- **What is needed**
Check every line of the entries for "drawn", and copy the lines that hold it.

- **Given data**
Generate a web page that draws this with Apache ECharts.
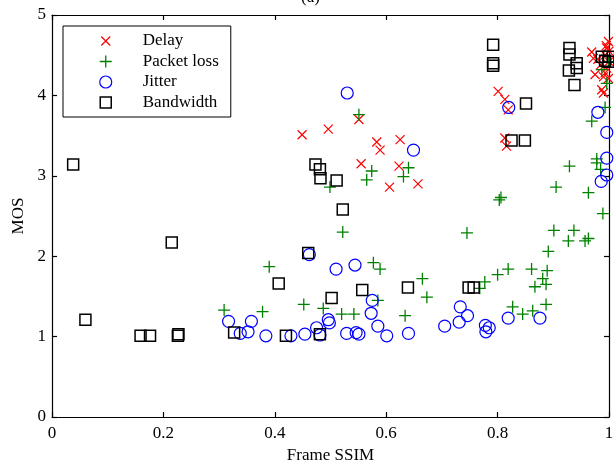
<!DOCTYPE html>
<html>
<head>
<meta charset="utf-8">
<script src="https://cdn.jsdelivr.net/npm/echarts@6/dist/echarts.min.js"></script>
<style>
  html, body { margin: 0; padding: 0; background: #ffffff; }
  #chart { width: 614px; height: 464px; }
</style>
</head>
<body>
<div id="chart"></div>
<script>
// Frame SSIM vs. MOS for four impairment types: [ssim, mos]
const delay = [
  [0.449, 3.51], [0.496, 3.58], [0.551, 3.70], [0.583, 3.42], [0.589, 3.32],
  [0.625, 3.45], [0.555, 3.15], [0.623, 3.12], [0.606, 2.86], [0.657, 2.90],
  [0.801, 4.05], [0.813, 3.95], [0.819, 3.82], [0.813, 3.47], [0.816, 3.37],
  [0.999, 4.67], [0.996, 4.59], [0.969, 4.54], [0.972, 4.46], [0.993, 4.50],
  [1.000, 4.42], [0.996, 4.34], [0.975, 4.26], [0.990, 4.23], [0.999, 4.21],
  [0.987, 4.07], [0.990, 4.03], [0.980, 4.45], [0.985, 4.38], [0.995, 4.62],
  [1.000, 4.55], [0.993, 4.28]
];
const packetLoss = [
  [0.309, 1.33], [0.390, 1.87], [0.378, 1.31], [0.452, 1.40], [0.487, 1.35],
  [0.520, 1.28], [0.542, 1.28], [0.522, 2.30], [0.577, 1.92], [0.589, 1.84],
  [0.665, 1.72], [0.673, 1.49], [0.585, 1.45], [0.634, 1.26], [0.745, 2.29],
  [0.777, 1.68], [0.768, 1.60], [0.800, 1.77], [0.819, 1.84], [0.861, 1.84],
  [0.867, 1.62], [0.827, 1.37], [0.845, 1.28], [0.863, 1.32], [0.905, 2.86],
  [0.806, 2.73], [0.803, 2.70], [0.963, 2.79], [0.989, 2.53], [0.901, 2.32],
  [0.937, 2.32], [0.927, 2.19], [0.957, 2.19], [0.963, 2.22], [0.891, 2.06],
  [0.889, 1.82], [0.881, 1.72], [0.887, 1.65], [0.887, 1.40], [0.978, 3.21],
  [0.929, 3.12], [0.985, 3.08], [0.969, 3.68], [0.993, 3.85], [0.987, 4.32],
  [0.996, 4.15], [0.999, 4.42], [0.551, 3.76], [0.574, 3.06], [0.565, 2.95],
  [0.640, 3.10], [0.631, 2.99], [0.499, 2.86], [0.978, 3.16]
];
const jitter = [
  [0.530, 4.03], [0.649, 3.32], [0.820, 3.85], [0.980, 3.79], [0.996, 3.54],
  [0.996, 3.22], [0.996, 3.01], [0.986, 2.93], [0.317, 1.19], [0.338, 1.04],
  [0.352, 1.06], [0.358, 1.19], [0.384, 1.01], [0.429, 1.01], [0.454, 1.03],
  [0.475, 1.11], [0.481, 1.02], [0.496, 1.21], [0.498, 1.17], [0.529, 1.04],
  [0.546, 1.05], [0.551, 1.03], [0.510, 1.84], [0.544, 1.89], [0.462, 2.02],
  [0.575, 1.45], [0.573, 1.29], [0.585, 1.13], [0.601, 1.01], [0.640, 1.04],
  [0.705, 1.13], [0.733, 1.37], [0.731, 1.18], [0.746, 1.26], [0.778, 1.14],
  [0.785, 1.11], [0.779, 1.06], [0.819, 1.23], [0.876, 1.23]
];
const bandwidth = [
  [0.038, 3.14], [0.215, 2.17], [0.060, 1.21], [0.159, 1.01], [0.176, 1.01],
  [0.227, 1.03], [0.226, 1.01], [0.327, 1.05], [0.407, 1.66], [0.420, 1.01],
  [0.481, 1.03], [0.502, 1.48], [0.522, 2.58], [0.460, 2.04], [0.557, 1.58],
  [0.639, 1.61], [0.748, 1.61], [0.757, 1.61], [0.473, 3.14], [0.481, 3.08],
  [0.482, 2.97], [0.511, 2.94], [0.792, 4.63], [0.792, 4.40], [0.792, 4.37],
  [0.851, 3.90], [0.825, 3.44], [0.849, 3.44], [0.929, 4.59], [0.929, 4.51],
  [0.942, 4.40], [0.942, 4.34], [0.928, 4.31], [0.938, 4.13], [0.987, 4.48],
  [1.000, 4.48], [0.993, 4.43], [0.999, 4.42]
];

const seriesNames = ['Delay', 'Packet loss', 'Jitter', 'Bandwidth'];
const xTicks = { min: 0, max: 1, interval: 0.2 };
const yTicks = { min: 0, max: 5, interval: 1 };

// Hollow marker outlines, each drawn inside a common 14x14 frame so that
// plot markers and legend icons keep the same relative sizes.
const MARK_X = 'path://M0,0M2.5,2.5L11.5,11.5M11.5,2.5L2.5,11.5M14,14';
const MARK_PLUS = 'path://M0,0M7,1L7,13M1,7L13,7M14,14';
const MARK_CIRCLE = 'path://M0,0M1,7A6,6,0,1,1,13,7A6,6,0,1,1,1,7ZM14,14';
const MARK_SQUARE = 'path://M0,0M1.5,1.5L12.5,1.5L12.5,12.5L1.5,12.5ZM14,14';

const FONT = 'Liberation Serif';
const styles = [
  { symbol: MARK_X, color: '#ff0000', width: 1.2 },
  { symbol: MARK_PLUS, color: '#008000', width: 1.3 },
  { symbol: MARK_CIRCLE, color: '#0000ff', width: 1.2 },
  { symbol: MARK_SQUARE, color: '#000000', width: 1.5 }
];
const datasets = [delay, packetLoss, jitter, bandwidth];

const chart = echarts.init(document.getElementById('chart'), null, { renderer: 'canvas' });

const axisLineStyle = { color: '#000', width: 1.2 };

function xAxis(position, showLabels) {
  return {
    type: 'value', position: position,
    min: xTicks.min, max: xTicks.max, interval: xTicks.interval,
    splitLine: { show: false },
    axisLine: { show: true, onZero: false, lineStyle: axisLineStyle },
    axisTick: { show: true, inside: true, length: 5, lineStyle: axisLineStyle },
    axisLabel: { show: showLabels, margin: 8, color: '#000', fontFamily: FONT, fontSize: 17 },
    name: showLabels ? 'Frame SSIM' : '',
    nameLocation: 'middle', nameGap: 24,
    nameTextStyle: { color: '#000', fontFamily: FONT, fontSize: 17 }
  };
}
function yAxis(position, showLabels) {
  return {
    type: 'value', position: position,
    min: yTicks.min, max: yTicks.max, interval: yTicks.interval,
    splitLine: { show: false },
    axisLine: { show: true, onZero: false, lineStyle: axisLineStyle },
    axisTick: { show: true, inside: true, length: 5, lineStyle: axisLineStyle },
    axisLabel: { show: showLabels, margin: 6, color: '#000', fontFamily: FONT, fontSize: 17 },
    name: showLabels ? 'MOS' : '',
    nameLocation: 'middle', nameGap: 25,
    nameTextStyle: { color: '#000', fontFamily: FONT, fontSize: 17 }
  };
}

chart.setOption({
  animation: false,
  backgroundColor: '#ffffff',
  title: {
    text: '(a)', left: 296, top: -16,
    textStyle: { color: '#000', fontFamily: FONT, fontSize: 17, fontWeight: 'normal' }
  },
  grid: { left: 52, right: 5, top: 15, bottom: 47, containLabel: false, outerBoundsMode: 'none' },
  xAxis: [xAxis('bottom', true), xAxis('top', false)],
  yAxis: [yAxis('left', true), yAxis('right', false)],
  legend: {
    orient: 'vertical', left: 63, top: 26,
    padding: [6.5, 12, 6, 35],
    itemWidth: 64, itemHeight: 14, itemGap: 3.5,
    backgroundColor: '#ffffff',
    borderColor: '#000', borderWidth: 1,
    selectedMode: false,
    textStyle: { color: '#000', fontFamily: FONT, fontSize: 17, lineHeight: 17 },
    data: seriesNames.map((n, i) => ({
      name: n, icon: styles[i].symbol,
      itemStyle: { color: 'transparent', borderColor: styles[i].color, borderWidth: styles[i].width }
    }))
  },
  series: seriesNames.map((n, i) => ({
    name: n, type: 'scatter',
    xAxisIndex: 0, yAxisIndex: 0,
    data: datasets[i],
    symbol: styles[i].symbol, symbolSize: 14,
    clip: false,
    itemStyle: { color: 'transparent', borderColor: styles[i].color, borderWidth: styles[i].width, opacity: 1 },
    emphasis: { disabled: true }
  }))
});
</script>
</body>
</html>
...
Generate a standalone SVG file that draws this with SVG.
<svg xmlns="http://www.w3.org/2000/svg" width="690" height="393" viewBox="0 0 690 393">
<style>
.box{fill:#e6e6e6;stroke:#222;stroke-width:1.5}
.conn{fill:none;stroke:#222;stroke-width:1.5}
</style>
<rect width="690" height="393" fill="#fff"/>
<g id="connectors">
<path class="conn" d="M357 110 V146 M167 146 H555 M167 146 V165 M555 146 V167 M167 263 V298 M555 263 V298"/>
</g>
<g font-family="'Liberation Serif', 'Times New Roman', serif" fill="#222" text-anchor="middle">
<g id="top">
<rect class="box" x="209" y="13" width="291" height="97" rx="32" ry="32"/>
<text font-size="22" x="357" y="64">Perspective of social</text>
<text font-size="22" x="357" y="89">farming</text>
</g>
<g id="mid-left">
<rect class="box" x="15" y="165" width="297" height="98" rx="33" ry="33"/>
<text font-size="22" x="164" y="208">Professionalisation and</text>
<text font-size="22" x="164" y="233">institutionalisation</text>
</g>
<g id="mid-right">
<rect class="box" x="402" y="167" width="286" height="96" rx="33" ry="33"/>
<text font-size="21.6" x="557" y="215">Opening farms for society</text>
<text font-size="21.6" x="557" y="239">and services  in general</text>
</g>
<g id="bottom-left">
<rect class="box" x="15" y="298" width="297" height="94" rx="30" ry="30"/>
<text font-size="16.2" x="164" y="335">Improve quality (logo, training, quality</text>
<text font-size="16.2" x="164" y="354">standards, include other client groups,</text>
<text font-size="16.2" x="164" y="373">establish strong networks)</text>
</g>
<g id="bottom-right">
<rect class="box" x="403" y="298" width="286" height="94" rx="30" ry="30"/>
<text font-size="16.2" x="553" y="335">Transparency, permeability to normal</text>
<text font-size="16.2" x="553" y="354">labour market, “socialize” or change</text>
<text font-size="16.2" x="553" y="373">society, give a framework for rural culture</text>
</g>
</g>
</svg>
* * *
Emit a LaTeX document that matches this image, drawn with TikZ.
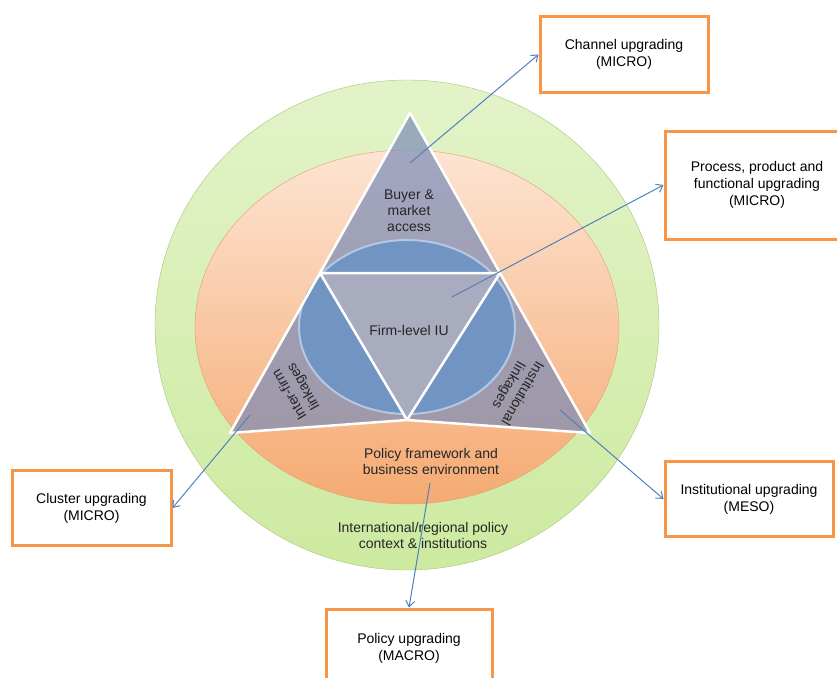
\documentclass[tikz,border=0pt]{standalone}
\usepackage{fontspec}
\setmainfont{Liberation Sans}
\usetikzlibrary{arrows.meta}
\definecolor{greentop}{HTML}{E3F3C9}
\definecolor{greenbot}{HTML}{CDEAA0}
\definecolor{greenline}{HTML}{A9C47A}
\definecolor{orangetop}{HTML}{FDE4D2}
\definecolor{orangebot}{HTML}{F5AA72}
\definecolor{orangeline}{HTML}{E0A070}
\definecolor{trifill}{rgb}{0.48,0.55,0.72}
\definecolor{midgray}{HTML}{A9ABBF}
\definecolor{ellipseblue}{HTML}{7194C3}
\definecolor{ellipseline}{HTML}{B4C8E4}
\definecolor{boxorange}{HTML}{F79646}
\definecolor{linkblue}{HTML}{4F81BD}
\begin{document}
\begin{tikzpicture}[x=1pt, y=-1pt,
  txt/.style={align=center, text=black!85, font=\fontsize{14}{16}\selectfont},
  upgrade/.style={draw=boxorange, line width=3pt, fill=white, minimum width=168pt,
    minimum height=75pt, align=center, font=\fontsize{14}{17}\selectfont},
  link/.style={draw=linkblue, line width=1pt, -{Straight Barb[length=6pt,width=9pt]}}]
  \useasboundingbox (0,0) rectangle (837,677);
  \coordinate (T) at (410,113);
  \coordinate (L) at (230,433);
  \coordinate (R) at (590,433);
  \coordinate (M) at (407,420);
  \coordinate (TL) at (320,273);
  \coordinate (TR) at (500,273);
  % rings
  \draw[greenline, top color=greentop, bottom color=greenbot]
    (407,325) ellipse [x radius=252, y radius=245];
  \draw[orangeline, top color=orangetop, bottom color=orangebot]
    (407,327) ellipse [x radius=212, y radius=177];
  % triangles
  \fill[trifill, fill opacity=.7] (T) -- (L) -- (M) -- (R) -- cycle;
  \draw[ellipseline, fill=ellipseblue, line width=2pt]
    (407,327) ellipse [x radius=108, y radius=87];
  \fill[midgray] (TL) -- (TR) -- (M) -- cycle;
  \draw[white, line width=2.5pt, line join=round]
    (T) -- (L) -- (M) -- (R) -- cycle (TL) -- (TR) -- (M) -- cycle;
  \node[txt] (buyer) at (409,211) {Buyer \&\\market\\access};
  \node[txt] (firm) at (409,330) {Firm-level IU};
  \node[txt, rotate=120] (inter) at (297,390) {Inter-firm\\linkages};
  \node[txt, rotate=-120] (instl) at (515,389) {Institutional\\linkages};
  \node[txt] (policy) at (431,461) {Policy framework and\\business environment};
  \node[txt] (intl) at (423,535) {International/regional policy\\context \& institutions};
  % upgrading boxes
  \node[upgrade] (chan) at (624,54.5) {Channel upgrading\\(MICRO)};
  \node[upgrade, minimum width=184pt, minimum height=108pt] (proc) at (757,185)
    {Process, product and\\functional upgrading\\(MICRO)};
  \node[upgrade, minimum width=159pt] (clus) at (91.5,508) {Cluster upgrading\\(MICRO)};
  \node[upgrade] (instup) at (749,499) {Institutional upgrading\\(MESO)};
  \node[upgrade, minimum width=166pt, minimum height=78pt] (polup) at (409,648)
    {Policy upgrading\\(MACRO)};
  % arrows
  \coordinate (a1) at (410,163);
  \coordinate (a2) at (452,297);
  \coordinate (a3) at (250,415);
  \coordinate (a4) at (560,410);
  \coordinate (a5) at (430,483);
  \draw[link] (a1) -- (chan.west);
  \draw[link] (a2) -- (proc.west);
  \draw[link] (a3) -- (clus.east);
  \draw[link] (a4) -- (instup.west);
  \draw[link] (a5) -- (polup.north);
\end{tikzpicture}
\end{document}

- **Solution below**
// Hollow marker outlines, each drawn inside a common 14x14 frame so that
Emit a LaTeX document that matches this image, drawn with TikZ.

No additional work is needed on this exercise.